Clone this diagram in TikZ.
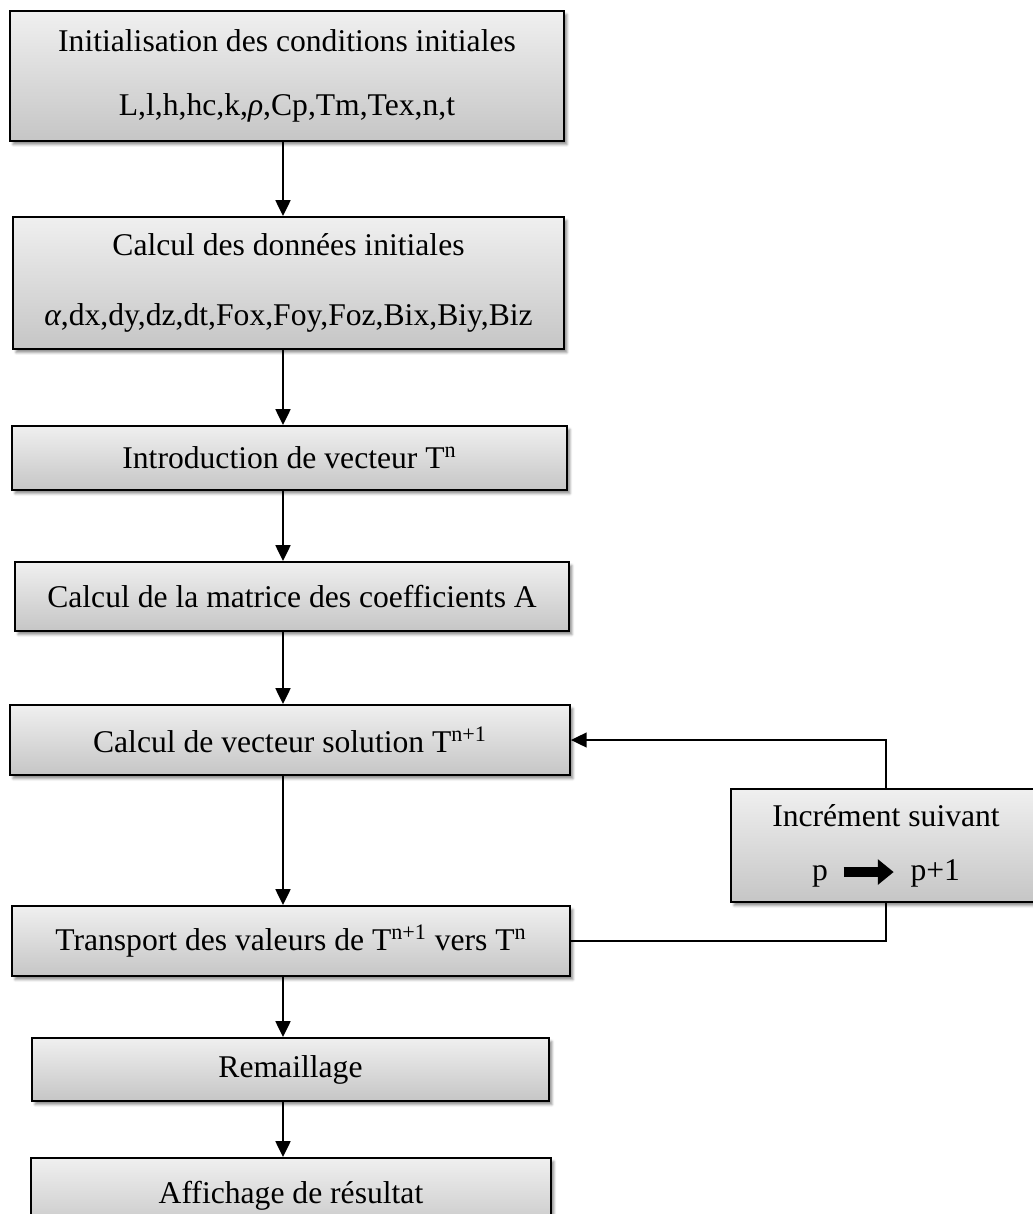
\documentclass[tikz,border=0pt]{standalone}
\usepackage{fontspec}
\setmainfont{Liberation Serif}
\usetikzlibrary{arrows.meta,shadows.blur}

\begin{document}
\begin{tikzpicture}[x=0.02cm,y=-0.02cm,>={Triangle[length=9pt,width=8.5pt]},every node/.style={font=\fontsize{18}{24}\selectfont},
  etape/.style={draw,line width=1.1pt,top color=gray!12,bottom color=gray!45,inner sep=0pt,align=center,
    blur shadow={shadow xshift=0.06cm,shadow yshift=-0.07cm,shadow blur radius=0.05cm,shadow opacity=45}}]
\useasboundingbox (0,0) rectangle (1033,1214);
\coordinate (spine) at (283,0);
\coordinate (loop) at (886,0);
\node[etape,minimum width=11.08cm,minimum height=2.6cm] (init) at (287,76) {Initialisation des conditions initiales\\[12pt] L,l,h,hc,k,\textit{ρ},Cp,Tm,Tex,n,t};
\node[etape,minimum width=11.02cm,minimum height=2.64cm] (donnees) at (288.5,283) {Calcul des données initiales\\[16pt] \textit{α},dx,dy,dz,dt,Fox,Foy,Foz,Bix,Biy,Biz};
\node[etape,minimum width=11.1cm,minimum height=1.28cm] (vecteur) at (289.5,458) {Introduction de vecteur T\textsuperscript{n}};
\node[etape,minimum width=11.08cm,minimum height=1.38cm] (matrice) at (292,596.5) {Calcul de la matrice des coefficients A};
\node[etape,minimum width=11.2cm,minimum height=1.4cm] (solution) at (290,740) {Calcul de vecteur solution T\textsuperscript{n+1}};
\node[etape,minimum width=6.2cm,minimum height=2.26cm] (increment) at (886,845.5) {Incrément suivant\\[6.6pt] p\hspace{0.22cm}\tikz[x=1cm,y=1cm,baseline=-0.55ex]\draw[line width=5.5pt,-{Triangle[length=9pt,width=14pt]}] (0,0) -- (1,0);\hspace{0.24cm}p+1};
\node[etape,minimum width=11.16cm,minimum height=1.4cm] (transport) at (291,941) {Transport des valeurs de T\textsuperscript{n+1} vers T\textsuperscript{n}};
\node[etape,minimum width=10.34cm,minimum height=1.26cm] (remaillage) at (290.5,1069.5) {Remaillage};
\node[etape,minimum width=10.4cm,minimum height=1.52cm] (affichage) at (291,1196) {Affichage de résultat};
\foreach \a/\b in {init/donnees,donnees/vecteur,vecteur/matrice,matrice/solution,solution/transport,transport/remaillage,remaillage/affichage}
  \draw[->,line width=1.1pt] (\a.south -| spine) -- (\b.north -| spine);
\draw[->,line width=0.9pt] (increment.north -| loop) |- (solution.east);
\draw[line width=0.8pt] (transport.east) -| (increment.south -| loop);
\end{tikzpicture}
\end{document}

• Exercise details
Return each line of the data, keeping its wording exact and omitting pictures.

• Exercise result
Clone this diagram in TikZ.
\documentclass[tikz,border=0pt]{standalone}
\usepackage{fontspec}
\setmainfont{Liberation Serif}
\usetikzlibrary{arrows.meta,shadows.blur}

\begin{document}
\begin{tikzpicture}[x=0.02cm,y=-0.02cm,>={Triangle[length=9pt,width=8.5pt]},every node/.style={font=\fontsize{18}{24}\selectfont},
  etape/.style={draw,line width=1.1pt,top color=gray!12,bottom color=gray!45,inner sep=0pt,align=center,
    blur shadow={shadow xshift=0.06cm,shadow yshift=-0.07cm,shadow blur radius=0.05cm,shadow opacity=45}}]
\useasboundingbox (0,0) rectangle (1033,1214);
\coordinate (spine) at (283,0);
\coordinate (loop) at (886,0);
\node[etape,minimum width=11.08cm,minimum height=2.6cm] (init) at (287,76) {Initialisation des conditions initiales\\[12pt] L,l,h,hc,k,\textit{ρ},Cp,Tm,Tex,n,t};
\node[etape,minimum width=11.02cm,minimum height=2.64cm] (donnees) at (288.5,283) {Calcul des données initiales\\[16pt] \textit{α},dx,dy,dz,dt,Fox,Foy,Foz,Bix,Biy,Biz};
\node[etape,minimum width=11.1cm,minimum height=1.28cm] (vecteur) at (289.5,458) {Introduction de vecteur T\textsuperscript{n}};
\node[etape,minimum width=11.08cm,minimum height=1.38cm] (matrice) at (292,596.5) {Calcul de la matrice des coefficients A};
\node[etape,minimum width=11.2cm,minimum height=1.4cm] (solution) at (290,740) {Calcul de vecteur solution T\textsuperscript{n+1}};
\node[etape,minimum width=6.2cm,minimum height=2.26cm] (increment) at (886,845.5) {Incrément suivant\\[6.6pt] p\hspace{0.22cm}\tikz[x=1cm,y=1cm,baseline=-0.55ex]\draw[line width=5.5pt,-{Triangle[length=9pt,width=14pt]}] (0,0) -- (1,0);\hspace{0.24cm}p+1};
\node[etape,minimum width=11.16cm,minimum height=1.4cm] (transport) at (291,941) {Transport des valeurs de T\textsuperscript{n+1} vers T\textsuperscript{n}};
\node[etape,minimum width=10.34cm,minimum height=1.26cm] (remaillage) at (290.5,1069.5) {Remaillage};
\node[etape,minimum width=10.4cm,minimum height=1.52cm] (affichage) at (291,1196) {Affichage de résultat};
\foreach \a/\b in {init/donnees,donnees/vecteur,vecteur/matrice,matrice/solution,solution/transport,transport/remaillage,remaillage/affichage}
  \draw[->,line width=1.1pt] (\a.south -| spine) -- (\b.north -| spine);
\draw[->,line width=0.9pt] (increment.north -| loop) |- (solution.east);
\draw[line width=0.8pt] (transport.east) -| (increment.south -| loop);
\end{tikzpicture}
\end{document}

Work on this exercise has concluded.